If Poros is renowned all over Greece, it owes its claim to fame to its Lemon Forest. Not only because of the wonderful poem by the same name by Kosmas Politis, who described so well the beauty and atmosphere of the 1930s when a tour of the Lemon Forest took place on donkey back but also for its major economic importance as a citrus-producing area.
As mentioned in written sources from the 18th century, Poros used to export lemons to Constantinople, Smyrna, Thessaloniki and other far-off lands. Today the Lemon Forest continues to perfume the spring breezes but of its 25,000 trees, half of them have been abandoned, left to wither and not replanted. Most of their owners neglect them since harvesting the fruit is no longer worth the trouble.
We visited the Lemon Forest with Tassos Goumas as our guide, a man who has invested in its revival. We took about an hour’s walk on paths definitely in need of proper signage. The forest does not consist of one united grove as you might suppose, instead it comprises 600 properties averaging about 4,000 square metres each. Most of them have been fenced, some possess buildings ranging from a farmer’s shack to a family home.
Often among the lemon trees can be spied olive, pomegranate, medlar, cypress and other trees, which create beautiful compositions of shapes and colours.
As for the plots, some are models of care and love, others are completely overgrown with trees drowning in weeds, having been neglected for years. Along all of the groves, one notices an abandoned network of cement conduits which in the old days was used to irrigate the trees. I would have liked very much to return to that era to hear the gurgling waters flow through them to water the young trees. Today water is so precious and irrigation takes place with a system of hoses and is rationed more efficiently if less picturesquely, as our guide who is also an agronomist-engineer told us.
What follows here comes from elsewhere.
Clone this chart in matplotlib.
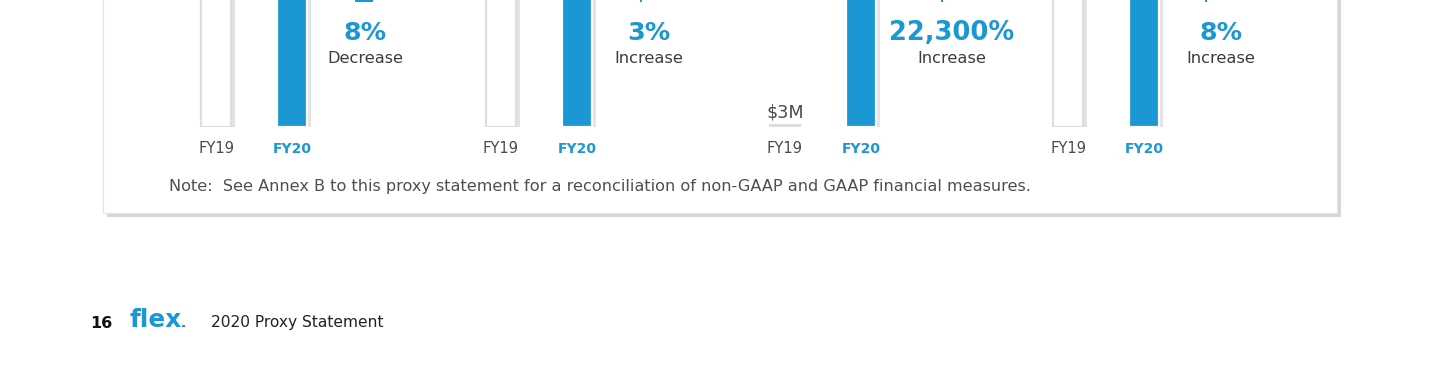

In the midst of our cyclical route we arrived at the place where there used to be waterfalls and watermills, but today they are silenced and dry. Next to them there is a ruined taverna painted a beautiful traditional hyacinth blue, which if it is ever opened again – as seems likely – will add another incentive to this walk. Its strategic position and the unbroken view to the Saronic Gulf guarantee its success.
I take great consolation in the fact that there is a group of volunteers who are initiating actions to reawake with various initiatives the locals’ interest in reviving the Lemon Forest. Its history and today’s crisis demand it since it can become again a landmark of great interest as well as a hub of life.